State lawmaker wants to end noncompete contracts for doctors
ST. PAUL, Minn. (AP) — A state legislator is working to ban noncompete agreements for physicians in Minnesota.
Democratic State Rep. Alice Mann, who is also a doctor, plans to reintroduce a bill during the legislative session that started on Tuesday, Minnesota Public Radio News reported. It is not clear how much support she will get from other lawmakers.
During the last session, similar legislation advanced through committees but ultimately never made it to a final vote.
Noncompete agreements are permitted in nearly every industry in Minnesota, except for lawyers.
The use of noncompete clauses is growing in the U.S., according to experts. But a number of states, including California, Massachusetts and North Dakota, limit them either completely or in certain situations.
Critics say contracts harm patients and exacerbate the health care provider deficit.

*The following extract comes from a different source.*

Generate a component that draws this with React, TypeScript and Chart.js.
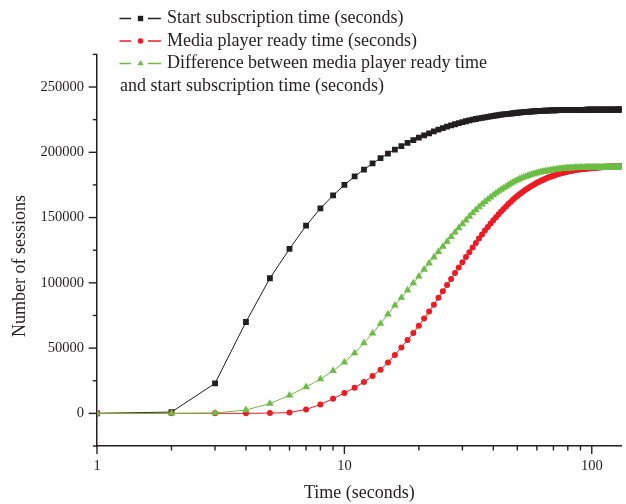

However, health companies contend that they need noncompete agreements to safeguard their investments in staff and equipment.
Jon Pryor, a doctor who supervises health system Essentia’s operations in parts of Minnesota and Wisconsin, said outlays can be lost when a staffer leaves.

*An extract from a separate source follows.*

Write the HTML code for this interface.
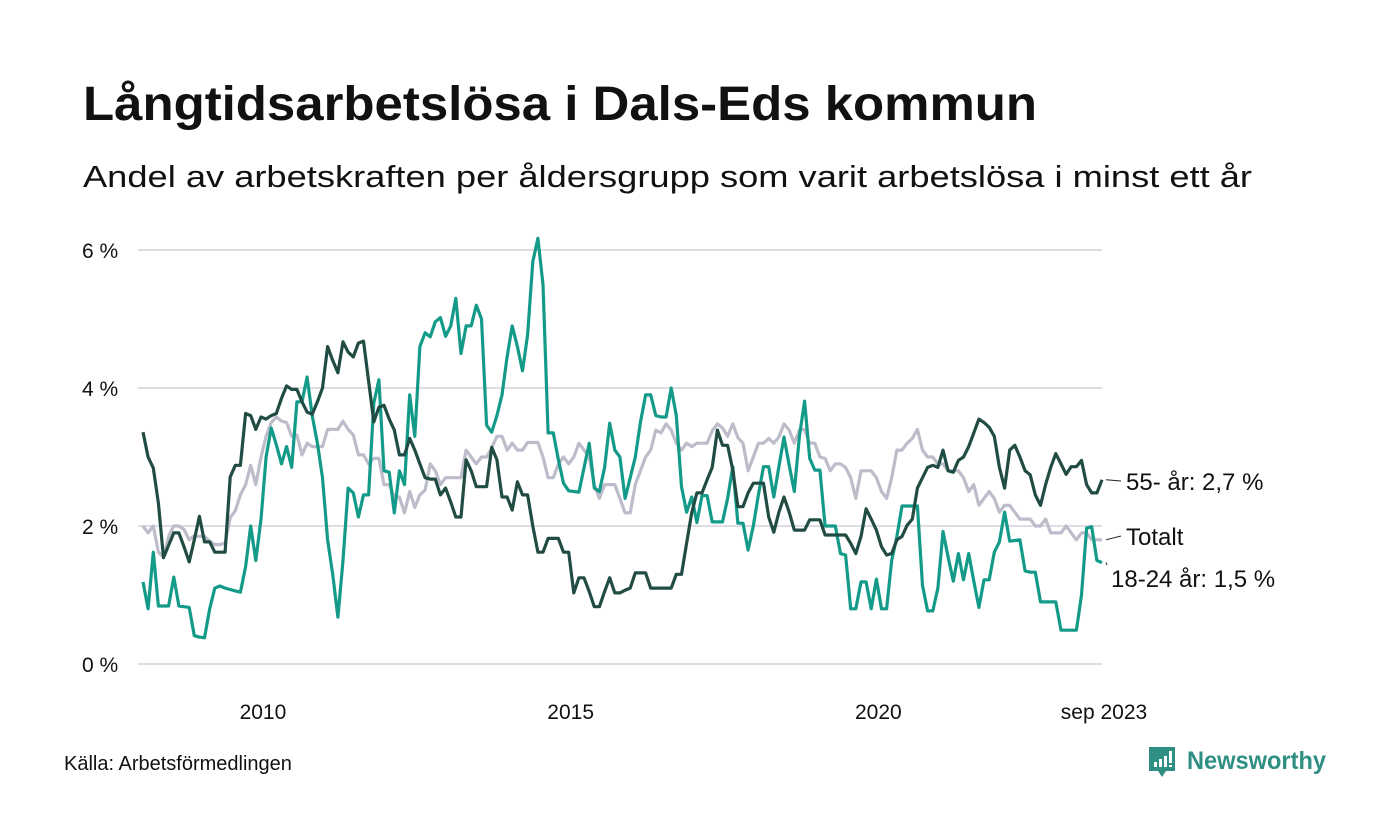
<!DOCTYPE html>
<html><head><meta charset="utf-8"><style>
html,body{margin:0;padding:0;background:#fff;}
svg{display:block;font-family:"Liberation Sans","DejaVu Sans",sans-serif;}
</style></head><body>
<svg id="chart" width="1400" height="840" viewBox="0 0 1400 840" xmlns="http://www.w3.org/2000/svg">
<text x="83" y="120" font-size="48" font-weight="bold" fill="#111" textLength="954" lengthAdjust="spacingAndGlyphs">Långtidsarbetslösa i Dals-Eds kommun</text>
<text x="83" y="187" font-size="31" fill="#111" textLength="1169" lengthAdjust="spacingAndGlyphs">Andel av arbetskraften per åldersgrupp som varit arbetslösa i minst ett år</text>
<g id="grid"></g>
<g id="lines"></g>
<g id="labels"></g>
<text x="64" y="770" font-size="20" fill="#111">Källa: Arbetsförmedlingen</text>
<g>
<path d="M1149 747 h26 v24 h-9 l-4 6 l-4 -6 h-9 z" fill="#2f8f83"/>
<rect x="1154" y="762" width="3" height="5" fill="#fff"/>
<rect x="1159" y="759" width="3" height="8" fill="#fff"/>
<rect x="1164" y="756" width="3" height="11" fill="#fff"/>
<rect x="1169" y="751" width="3" height="12" fill="#fff"/>
<rect x="1169" y="765" width="3" height="2" fill="#fff"/>
<text x="1187" y="769" font-size="25" font-weight="bold" fill="#2f8f83" textLength="139" lengthAdjust="spacingAndGlyphs">Newsworthy</text>
</g>
</svg>
<script>
const yTicks = [0, 2, 4, 6];
const xTickLabels = ["2010", "2015", "2020", "sep 2023"];
const xTickIndex = [23, 83, 143, 187];
const seriesNames = ["Totalt", "18-24 år", "55- år"];
const totalt = [2.0,1.9,2.0,1.62,1.55,1.85,2.0,2.0,1.95,1.8,1.86,1.85,1.85,1.78,1.73,1.73,1.75,2.12,2.22,2.45,2.6,2.88,2.6,3.0,3.3,3.5,3.58,3.52,3.5,3.3,3.32,3.03,3.2,3.15,3.15,3.15,3.4,3.4,3.4,3.52,3.4,3.32,3.03,3.03,2.9,2.98,2.98,2.6,2.6,2.42,2.42,2.19,2.5,2.27,2.45,2.52,2.9,2.8,2.6,2.7,2.7,2.7,2.7,3.1,3.0,2.9,3.0,3.0,3.13,3.3,3.3,3.1,3.2,3.1,3.1,3.21,3.21,3.21,3.0,2.7,2.7,2.9,3.0,2.9,3.0,3.2,3.1,3.0,2.6,2.4,2.6,2.6,2.6,2.4,2.19,2.19,2.6,2.8,3.0,3.1,3.39,3.35,3.48,3.39,3.2,3.1,3.2,3.15,3.2,3.2,3.2,3.38,3.48,3.42,3.3,3.48,3.28,3.2,2.8,3.0,3.2,3.2,3.27,3.2,3.29,3.48,3.39,3.2,3.39,3.4,3.2,3.2,3.0,2.98,2.8,2.9,2.9,2.85,2.7,2.4,2.8,2.8,2.8,2.7,2.5,2.4,2.7,3.1,3.1,3.2,3.27,3.4,3.1,3.0,3.0,2.9,2.9,2.8,2.8,2.8,2.7,2.5,2.6,2.3,2.4,2.5,2.4,2.2,2.3,2.3,2.2,2.1,2.1,2.1,2.0,2.0,2.1,1.9,1.9,1.9,2.0,1.9,1.8,1.9,1.9,1.8,1.8,1.8];
const ung = [1.19,0.8,1.62,0.84,0.84,0.84,1.26,0.84,0.83,0.82,0.41,0.39,0.38,0.8,1.1,1.13,1.1,1.08,1.06,1.04,1.41,2.0,1.5,2.1,3.0,3.42,3.18,2.9,3.15,2.85,3.8,3.8,4.16,3.6,3.2,2.7,1.8,1.3,0.68,1.5,2.55,2.48,2.13,2.45,2.45,3.78,4.12,2.8,2.78,2.19,2.8,2.6,3.9,3.3,4.6,4.8,4.74,4.96,5.02,4.75,4.9,5.3,4.5,4.9,4.9,5.2,5.0,3.46,3.36,3.6,3.9,4.45,4.9,4.6,4.25,4.77,5.83,6.17,5.5,3.35,3.35,2.96,2.62,2.51,2.5,2.49,2.84,3.2,2.55,2.5,2.85,3.49,3.1,3.0,2.4,2.7,3.0,3.5,3.9,3.9,3.6,3.58,3.58,4.0,3.6,2.57,2.2,2.42,2.05,2.44,2.44,2.06,2.06,2.06,2.4,2.86,2.04,2.04,1.65,2.0,2.45,2.86,2.86,2.42,2.86,3.29,2.88,2.5,3.3,3.81,2.98,2.81,2.81,2.0,2.0,2.0,1.6,1.58,0.8,0.8,1.19,1.19,0.8,1.23,0.8,0.8,1.5,1.85,2.29,2.29,2.29,2.29,1.14,0.77,0.77,1.1,1.92,1.55,1.2,1.6,1.22,1.6,1.2,0.82,1.22,1.22,1.62,1.77,2.2,1.78,1.79,1.8,1.35,1.33,1.33,0.9,0.9,0.9,0.9,0.49,0.49,0.49,0.49,1.0,1.97,1.99,1.5,1.47];
const aldre = [3.36,3.0,2.84,2.33,1.54,1.72,1.9,1.9,1.7,1.48,1.8,2.14,1.77,1.77,1.62,1.62,1.62,2.71,2.88,2.88,3.63,3.6,3.4,3.58,3.55,3.6,3.63,3.85,4.03,3.98,3.98,3.8,3.65,3.62,3.8,4.0,4.6,4.4,4.22,4.67,4.52,4.45,4.65,4.68,4.1,3.51,3.72,3.75,3.55,3.39,3.03,3.03,3.27,3.1,2.9,2.7,2.68,2.68,2.45,2.55,2.35,2.13,2.13,2.96,2.8,2.57,2.57,2.57,3.14,2.96,2.42,2.42,2.23,2.64,2.45,2.45,2.0,1.62,1.62,1.82,1.82,1.82,1.62,1.62,1.03,1.25,1.25,1.05,0.83,0.83,1.05,1.25,1.03,1.03,1.07,1.1,1.32,1.32,1.32,1.1,1.1,1.1,1.1,1.1,1.3,1.3,1.75,2.19,2.48,2.48,2.67,2.85,3.39,3.17,3.17,2.81,2.28,2.28,2.48,2.62,2.62,2.62,2.13,1.91,2.2,2.42,2.2,1.94,1.94,1.94,2.09,2.09,2.09,1.87,1.87,1.87,1.87,1.87,1.75,1.6,1.85,2.25,2.1,1.94,1.7,1.58,1.6,1.8,1.85,2.01,2.1,2.55,2.7,2.85,2.88,2.85,3.1,2.8,2.78,2.95,3.0,3.15,3.35,3.55,3.5,3.43,3.3,2.85,2.55,3.1,3.17,3.0,2.8,2.74,2.45,2.3,2.6,2.85,3.05,2.9,2.75,2.86,2.86,2.95,2.6,2.48,2.48,2.67];
const endLabels = ["Totalt", "18-24 år: 1,5 %", "55- år: 2,7 %"];

const NS = "http://www.w3.org/2000/svg";
const X0 = 143, X1 = 1102, Y0 = 664, PXPER = 69;
const N = totalt.length;
function xs(i){ return X0 + i * (X1 - X0) / (N - 1); }
function ys(v){ return Y0 - v * PXPER; }
function mk(tag, attrs, parent){ const e = document.createElementNS(NS, tag); for (const k in attrs) e.setAttribute(k, attrs[k]); parent.appendChild(e); return e; }

const grid = document.getElementById("grid");
yTicks.forEach(function(t){
  const l = mk("line", {x1: 138, x2: 1102, y1: ys(t), y2: ys(t), stroke: "#dedde3", "stroke-width": 2}, grid);
  
  
  const tx = mk("text", {x: 82, y: ys(t) + 8, "font-size": 21, fill: "#111"}, grid);
  tx.textContent = t + " %";
  
  
});
xTickLabels.forEach(function(lab, k){
  const tx = mk("text", {x: xs(xTickIndex[k]) + 2, y: 719, "font-size": 21, fill: "#111", "text-anchor": "middle"}, grid);
  tx.textContent = lab;
  
  
});

const lines = document.getElementById("lines");
const data = [totalt, ung, aldre];
const colors = ["#bdbcca", "#149a88", "#204c44"];
data.forEach(function(arr, s){
  const d = arr.map(function(v, i){ return (i ? "L" : "M") + xs(i).toFixed(1) + " " + ys(v).toFixed(1); }).join(" ");
  const p = mk("path", {d: d, fill: "none", stroke: colors[s], "stroke-width": 3.2, "stroke-linejoin": "round"}, lines);
  
  
});

const labels = document.getElementById("labels");
const labY = [536, 578, 481];
const leaderY = [538, 563, 481];
data.forEach(function(arr, s){
  const yv = ys(arr[N - 1]);
  const ld = mk("line", {x1: 1106, y1: Math.min(Math.max(yv, leaderY[s] - 4), leaderY[s] + 4), x2: s === 1 ? 1107 : 1121, y2: s === 1 ? 565 : leaderY[s] - (s === 0 ? 2 : 0), stroke: "#222", "stroke-width": 1}, labels);
  
  
  const tx = mk("text", {x: s === 1 ? 1111 : 1126, y: labY[s] + 9, "font-size": 24, fill: "#111"}, labels);
  tx.textContent = endLabels[s];
  
  
});
</script>
</body></html>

“Recruitment fees to bring somebody here, the salary, you hire support staff, you hire equipment for somebody,” he said. “That’s a large investment that ultimately one way or another, directly or indirectly, ends up in a patient’s bill.”

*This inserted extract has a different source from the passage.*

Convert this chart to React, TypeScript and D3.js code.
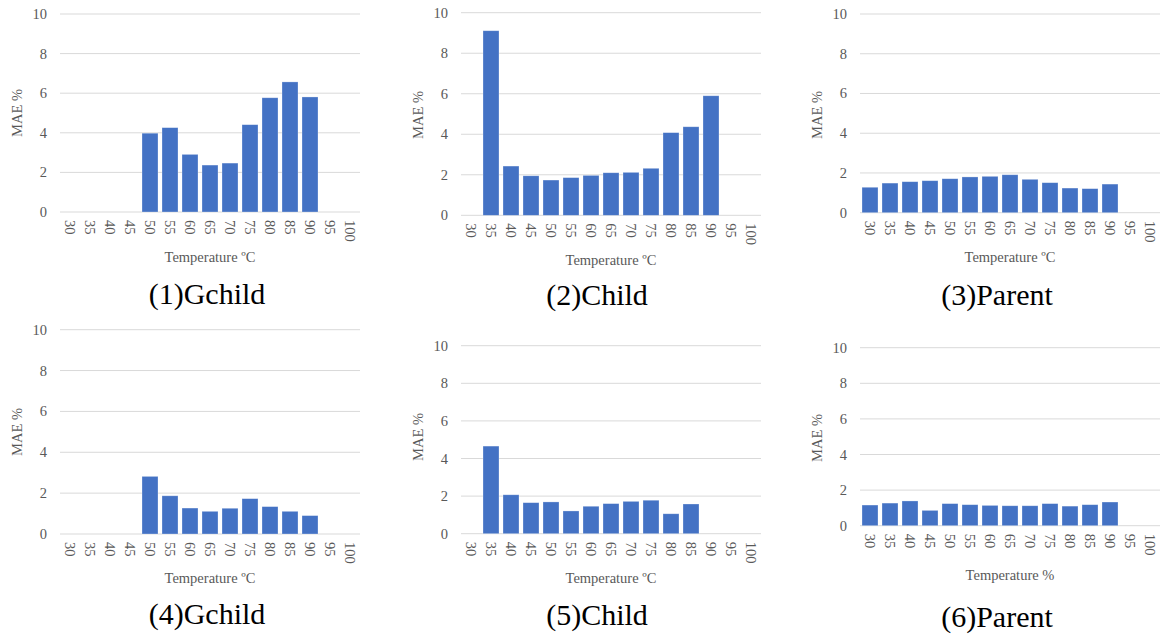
import React from "react";
import * as d3 from "d3";

const categories = ["30", "35", "40", "45", "50", "55", "60", "65", "70", "75", "80", "85", "90", "95", "100"];
const yTicks = [0, 2, 4, 6, 8, 10];

const gchildC = [null, null, null, null, 3.98, 4.26, 2.91, 2.37, 2.47, 4.41, 5.77, 6.57, 5.81, null, null];
const childC = [null, 9.11, 2.43, 1.95, 1.74, 1.86, 1.97, 2.1, 2.12, 2.32, 4.08, 4.37, 5.9, null, null];
const parentC = [1.28, 1.49, 1.56, 1.61, 1.71, 1.8, 1.83, 1.91, 1.68, 1.51, 1.24, 1.21, 1.44, null, null];
const gchildP = [null, null, null, null, 2.82, 1.87, 1.27, 1.11, 1.26, 1.73, 1.34, 1.11, 0.9, null, null];
const childP = [null, 4.66, 2.07, 1.65, 1.69, 1.21, 1.46, 1.6, 1.72, 1.78, 1.06, 1.58, null, null, null];
const parentP = [1.16, 1.27, 1.39, 0.86, 1.24, 1.18, 1.14, 1.12, 1.12, 1.24, 1.1, 1.18, 1.33, null, null];

const captions = ["(1)Gchild", "(2)Child", "(3)Parent", "(4)Gchild", "(5)Child", "(6)Parent"];
const xTitles = ["Temperature ºC", "Temperature ºC", "Temperature ºC", "Temperature ºC", "Temperature ºC", "Temperature %"];
const yTitle = "MAE %";

const seriesList = [gchildC, childC, parentC, gchildP, childP, parentP];

// layout per panel
const layouts = [
  { left: 60, right: 360, top: 14, bottom: 212, yTitleX: 17, yTitleY: 113, xTitleY: 257, capX: 207, capY: 304 },
  { left: 461, right: 761, top: 12.7, bottom: 215.3, yTitleX: 418, yTitleY: 115, xTitleY: 260, capX: 597, capY: 305 },
  { left: 860, right: 1160, top: 14, bottom: 212.7, yTitleX: 817, yTitleY: 115, xTitleY: 257, capX: 997, capY: 305 },
  { left: 60, right: 360, top: 329.7, bottom: 534, yTitleX: 17, yTitleY: 432, xTitleY: 578, capX: 207, capY: 624 },
  { left: 461, right: 761, top: 345.7, bottom: 533.7, yTitleX: 418, yTitleY: 437, xTitleY: 578, capX: 597, capY: 625 },
  { left: 860, right: 1160, top: 347.7, bottom: 525.7, yTitleX: 817, yTitleY: 438, xTitleY: 575, capX: 997, capY: 627 },
];

const FONT = "Liberation Serif, Times New Roman, serif";
const GREY = "#595959";
const BAR = "#4472C4";
const small = { fontFamily: FONT, fontSize: "14.5px", fill: GREY };

function Panel({ values, lay, caption, xTitle }) {
  const x = d3.scaleBand().domain(categories).range([lay.left, lay.right]).paddingInner(0.2).paddingOuter(0.1);
  const y = d3.scaleLinear().domain([0, 10]).range([lay.bottom, lay.top]);
  const cx = (lay.left + lay.right) / 2;
  return (
    <g>
      {yTicks.map((t) => (
        <g key={t}>
          <line x1={lay.left} x2={lay.right} y1={y(t)} y2={y(t)} stroke="#d9d9d9" strokeWidth={1} />
          <text x={lay.left - 13} y={y(t)} textAnchor="end" dominantBaseline="central" style={small}>
            {t}
          </text>
        </g>
      ))}
      {categories.map((c, i) =>
        values[i] == null ? null : (
          <rect key={c} x={x(c)} width={x.bandwidth()} y={y(values[i])} height={y(0) - y(values[i])} fill={BAR} stroke="#ffffff" strokeOpacity={0.4} strokeWidth={0.7} />
        )
      )}
      {categories.map((c) => {
        const px = x(c) + x.bandwidth() / 2;
        const py = lay.bottom + 8;
        return (
          <text key={c} transform={`translate(${px},${py}) rotate(90)`} textAnchor="start" dominantBaseline="central" style={small}>
            {c}
          </text>
        );
      })}
      <text transform={`translate(${lay.yTitleX},${lay.yTitleY}) rotate(-90)`} textAnchor="middle" dominantBaseline="central" style={small}>
        {yTitle}
      </text>
      <text x={cx} y={lay.xTitleY} textAnchor="middle" dominantBaseline="central" style={small}>
        {xTitle}
      </text>
      <text x={lay.capX} y={lay.capY} textAnchor="middle" style={{ fontFamily: FONT, fontSize: "30px", fill: "#000" }}>
        {caption}
      </text>
    </g>
  );
}

export default function App() {
  return (
    <svg width={1160} height={635} style={{ position: "absolute", left: 0, top: 0, background: "#fff" }}>
      <rect width={1160} height={635} fill="#fff" />
      {seriesList.map((vals, i) => (
        <Panel key={i} values={vals} lay={layouts[i]} caption={captions[i]} xTitle={xTitles[i]} />
      ))}
    </svg>
  );
}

The Minnesota Hospital Association and others in the field also believe that contracts are needed to keep healthcare costs down.
“With a physician shortage, hospitals and communities could experience constant bidding wars to attract and retain physicians,” the hospital association said in a statement. “Eliminating noncompete agreements could lead to even greater challenges for rural communities already struggling with physician recruitment.”